> **What is asked**
Extract everything from the first line through the line with "plt.rcParams['font.family'] = ['Liberation", both ends included, except for any pictures.

> **Raw data**

○ ○ ○ ○ ○ ○ ○

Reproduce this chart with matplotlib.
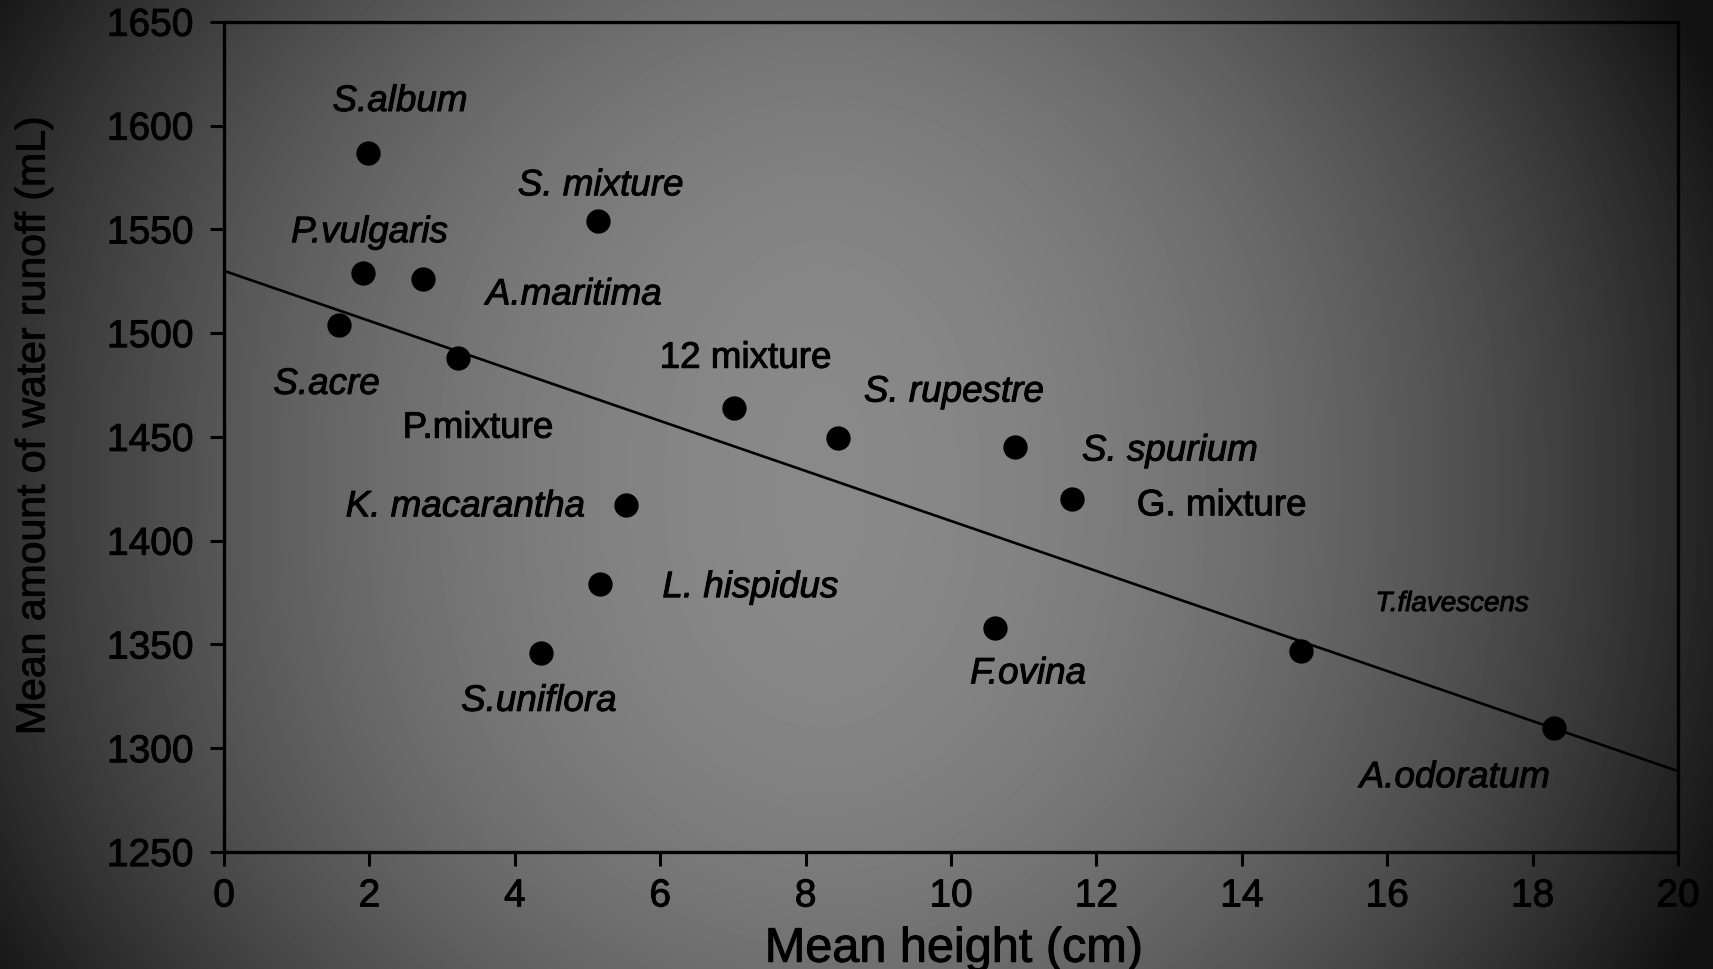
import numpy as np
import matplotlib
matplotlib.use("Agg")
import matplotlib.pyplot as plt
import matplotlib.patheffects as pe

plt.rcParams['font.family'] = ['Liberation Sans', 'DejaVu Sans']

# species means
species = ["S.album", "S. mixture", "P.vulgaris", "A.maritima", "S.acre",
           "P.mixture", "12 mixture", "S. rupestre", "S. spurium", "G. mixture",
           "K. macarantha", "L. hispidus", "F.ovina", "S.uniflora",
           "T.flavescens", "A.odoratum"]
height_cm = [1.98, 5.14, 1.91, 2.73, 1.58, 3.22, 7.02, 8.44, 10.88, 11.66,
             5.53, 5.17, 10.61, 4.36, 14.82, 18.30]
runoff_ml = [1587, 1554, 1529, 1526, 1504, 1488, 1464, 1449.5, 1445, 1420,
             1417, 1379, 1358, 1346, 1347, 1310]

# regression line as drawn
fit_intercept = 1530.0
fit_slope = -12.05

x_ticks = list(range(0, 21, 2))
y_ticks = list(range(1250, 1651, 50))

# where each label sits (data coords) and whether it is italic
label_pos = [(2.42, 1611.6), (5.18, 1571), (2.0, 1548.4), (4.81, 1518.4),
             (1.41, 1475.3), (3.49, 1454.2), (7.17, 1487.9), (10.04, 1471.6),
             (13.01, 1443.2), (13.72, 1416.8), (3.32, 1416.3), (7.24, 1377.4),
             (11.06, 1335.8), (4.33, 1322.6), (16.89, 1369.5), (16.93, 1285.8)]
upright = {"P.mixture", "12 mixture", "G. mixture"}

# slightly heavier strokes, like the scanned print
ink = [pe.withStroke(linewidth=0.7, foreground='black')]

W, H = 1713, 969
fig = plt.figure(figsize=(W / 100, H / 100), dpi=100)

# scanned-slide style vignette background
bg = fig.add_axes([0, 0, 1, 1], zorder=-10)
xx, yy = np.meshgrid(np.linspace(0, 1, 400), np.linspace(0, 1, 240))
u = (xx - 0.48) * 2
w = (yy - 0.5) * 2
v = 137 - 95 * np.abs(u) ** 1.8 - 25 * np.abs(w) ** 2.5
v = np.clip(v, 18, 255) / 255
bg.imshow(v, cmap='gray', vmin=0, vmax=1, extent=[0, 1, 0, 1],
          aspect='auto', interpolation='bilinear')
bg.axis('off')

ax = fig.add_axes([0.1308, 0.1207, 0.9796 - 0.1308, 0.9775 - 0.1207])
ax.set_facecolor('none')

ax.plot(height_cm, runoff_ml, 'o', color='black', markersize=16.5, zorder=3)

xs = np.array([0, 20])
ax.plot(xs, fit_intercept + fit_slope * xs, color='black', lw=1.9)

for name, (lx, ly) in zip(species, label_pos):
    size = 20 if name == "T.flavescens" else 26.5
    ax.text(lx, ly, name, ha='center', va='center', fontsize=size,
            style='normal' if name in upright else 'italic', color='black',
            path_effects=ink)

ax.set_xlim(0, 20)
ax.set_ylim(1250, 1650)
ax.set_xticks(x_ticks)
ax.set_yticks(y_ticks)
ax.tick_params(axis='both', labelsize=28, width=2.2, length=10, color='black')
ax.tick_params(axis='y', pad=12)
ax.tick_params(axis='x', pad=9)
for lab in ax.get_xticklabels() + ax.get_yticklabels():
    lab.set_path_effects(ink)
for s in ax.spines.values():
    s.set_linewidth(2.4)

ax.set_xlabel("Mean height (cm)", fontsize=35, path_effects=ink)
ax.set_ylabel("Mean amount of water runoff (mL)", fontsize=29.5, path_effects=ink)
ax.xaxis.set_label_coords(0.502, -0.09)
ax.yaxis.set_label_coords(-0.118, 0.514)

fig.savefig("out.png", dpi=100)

○ ○ ○ ○ ○ ○ ○

> **Exercise output**
Reproduce this chart with matplotlib.
import numpy as np
import matplotlib
matplotlib.use("Agg")
import matplotlib.pyplot as plt
import matplotlib.patheffects as pe

plt.rcParams['font.family'] = ['Liberation Sans', 'DejaVu Sans']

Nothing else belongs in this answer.